On Guard! The Story of SAGE was pretty much what I expected of it: a straightforward popularising filmed narrative telling out on the efficacy and preventive virtues of the SAGE computerised air defense systems in times of Cold War and under risk of nuclear retaliation. It starts with a group of kids going to school and planes passing by in the skies above and finishes with shots of one of the girls among these kids sleeping looked at lovingly by her parents. Throughout the narrative brings you back and forth between planes, rockets, and computers, mainframes and miniaturised ones, displayed as crucial and necessary tools for the better safety of American souls. The whole thing is accompanied by musics and tunes fit to the theme: accelerating and 'technologically' sounding for rockets and aircrafts, sweet and peaceful for the family and children-based scenes.
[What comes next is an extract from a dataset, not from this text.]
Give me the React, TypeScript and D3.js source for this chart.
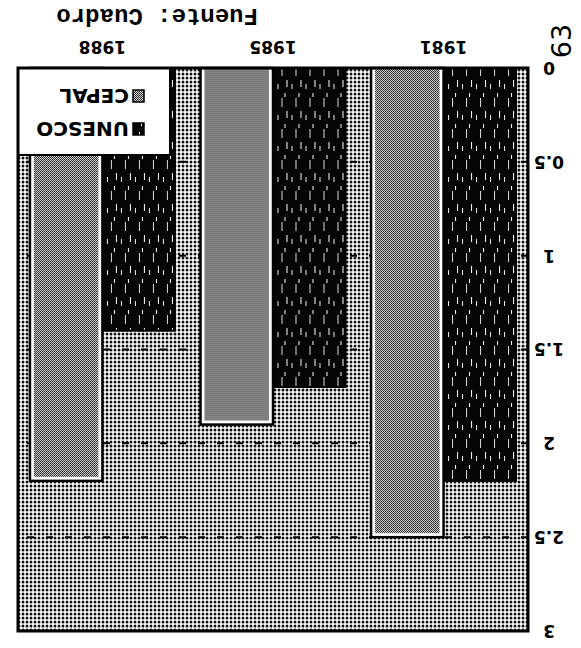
import * as d3 from 'd3';

// values (page printed upside down)
const years = ['1981', '1985', '1988'];
const seriesNames = ['UNESCO', 'CEPAL'];
const unescoValues = [2.2, 1.7, 1.4];
const cepalValues = [2.5, 1.9, 2.2];
const yTicks = [0, 0.5, 1, 1.5, 2, 2.5, 3];
const gridTicks = [0.5, 1, 1.5, 2, 2.5];
const sourceText = 'Fuente:  Cuadro';
const pageNumber = '63';

const W = 581;
const H = 648;

const App = () => {
  // chart is drawn the normal way, then the whole thing is turned 180deg like the scan
  const left = 53, right = 563, top = 17, bottom = 580;

  const x = d3.scaleBand().domain(years).range([left, right]).paddingInner(0.15).paddingOuter(0.07);
  const xs = d3.scaleBand().domain(seriesNames).range([0, x.bandwidth()]);
  const y = d3.scaleLinear().domain([0, 3]).range([bottom, top]);

  const rows = years.map((yr, i) => ({ yr, UNESCO: unescoValues[i], CEPAL: cepalValues[i] }));

  const font = '"DejaVu Sans", Verdana, sans-serif';

  return (
    <svg width={W} height={H} style={{ position: 'absolute', left: 0, top: 0, background: '#fff' }}>
      <defs>
        <pattern id="bgDots" width="4" height="4" patternUnits="userSpaceOnUse">
          <rect width="4" height="4" fill="#fff" />
          <circle cx="2" cy="2" r="1.45" fill="#111" />
        </pattern>
        <pattern id="halftone" width="2" height="2" patternUnits="userSpaceOnUse">
          <rect width="2" height="2" fill="#d8d8d8" />
          <rect x="0" y="0" width="1" height="1" fill="#1a1a1a" />
          <rect x="1" y="1" width="1" height="1" fill="#333" />
        </pattern>
        <pattern id="darkStreak" width="14" height="31" patternUnits="userSpaceOnUse">
          <rect width="14" height="31" fill="#050505" />
          <rect x="2" y="3" width="1" height="7" fill="#fff" />
          <rect x="7" y="14" width="1" height="9" fill="#ddd" />
          <rect x="11" y="1" width="1" height="5" fill="#eee" />
          <rect x="4" y="24" width="1" height="4" fill="#fff" />
        </pattern>
      </defs>

      <g transform={`rotate(180, ${W / 2}, ${H / 2})`}>
        {/* plot background */}
        <rect x={left} y={top} width={right - left} height={bottom - top} fill="url(#bgDots)" />

        {/* dashed grid */}
        {gridTicks.map(t => (
          <line key={t} x1={left} x2={right} y1={y(t)} y2={y(t)}
            stroke="#000" strokeWidth={2} strokeDasharray="7 12" />
        ))}

        {/* bars */}
        {rows.map(r => (
          <g key={r.yr} transform={`translate(${x(r.yr)},0)`}>
            <rect x={xs('UNESCO')} y={y(r.UNESCO)} width={xs.bandwidth()} height={y(0) - y(r.UNESCO)}
              fill="url(#darkStreak)" stroke="#000" strokeWidth={2} />
            <rect x={xs('CEPAL')} y={y(r.CEPAL)} width={xs.bandwidth()} height={y(0) - y(r.CEPAL)}
              fill="#fff" stroke="#000" strokeWidth={2.5} />
            <rect x={xs('CEPAL')! + 4} y={y(r.CEPAL) + 4} width={xs.bandwidth() - 8}
              height={y(0) - y(r.CEPAL) - 4} fill="url(#halftone)" />
          </g>
        ))}

        {/* legend */}
        <rect x={411} y={493} width={right - 411} height={bottom - 493} fill="#fff" stroke="#000" strokeWidth={2} />
        {seriesNames.map((s, i) => (
          <g key={s} transform={`translate(437,${519 + i * 33})`}>
            <rect x={0} y={-6} width={11} height={12}
              fill={s === 'UNESCO' ? 'url(#darkStreak)' : 'url(#halftone)'} stroke="#000" strokeWidth={1.5} />
            <text x={15} y={0} dy="0.36em" fontFamily={font} fontWeight="bold" fontSize={20}>{s}</text>
          </g>
        ))}

        {/* frame */}
        <rect x={left} y={top} width={right - left} height={bottom - top} fill="none" stroke="#000" strokeWidth={3} />

        {/* y labels */}
        {yTicks.map(t => (
          <text key={t} x={32} y={y(t)} dy="0.36em" textAnchor="middle"
            fontFamily={font} fontWeight="bold" fontSize={17}>{String(t)}</text>
        ))}

        {/* category labels */}
        {years.map(yr => (
          <text key={yr} x={x(yr)! + x.bandwidth() / 2} y={607} textAnchor="middle"
            fontFamily={font} fontWeight="bold" fontSize={17}>{yr}</text>
        ))}

        {/* source line */}
        <text x={323} y={639} fontFamily='"Liberation Mono", "DejaVu Sans Mono", monospace'
          fontWeight="bold" fontSize={24}>{sourceText}</text>

        {/* page number, turned */}
        <text transform="translate(20,607) rotate(90)" textAnchor="middle" dy="0.36em"
          fontFamily={font} fontSize={27}>{pageNumber}</text>
      </g>
    </svg>
  );
};

export default App;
By contrast, maybe it is because I am too cynical, Logic by Machine: The Computer and the Mind of Man came out as a surprise to me. I was expecting a propaganda movie on the potential marvelling artificial soul-making capabilities of electronic computing and cybernetics. Instead I got to a quite balanced account of what computers can, and can't do, to borrow here a wording from Dreyfus's What Computers Can't Do. The film is permeated with a sense of marvelling at the technological accelerations and empowerment made possible thanks to electronic computers' speed. Still the way it is framed out also constantly re-emphasised the importance of keeping one's feet grounded. However marvellous, this may seem, it also ultimately rests with people and human users and programmers to get the best or the worst out of the machines. Especially the experts called in for the show, among whom Richard Hamming (1915-1998), quite push up the idea that human creativity and ability to programme and frame instructions and machine orders are THE key element to seemingly computer-usage induced novelty and discoveries. How weird how filmed displays of computing can differ and contrast...
On a more funny note, somehow I wonder what to make as regards to critical analysis of narrative of Steven Wozniak, Apple co-founder, currently participating to the ballroom blitz of Dancing with the Stars. Besides the fact that he might survive on the show thanks to computer nerds and hackers' support, I'll be most interested in the kind of analytical exploration media studies will make of his more or less long-lasting participation and of its social and cultural meaning.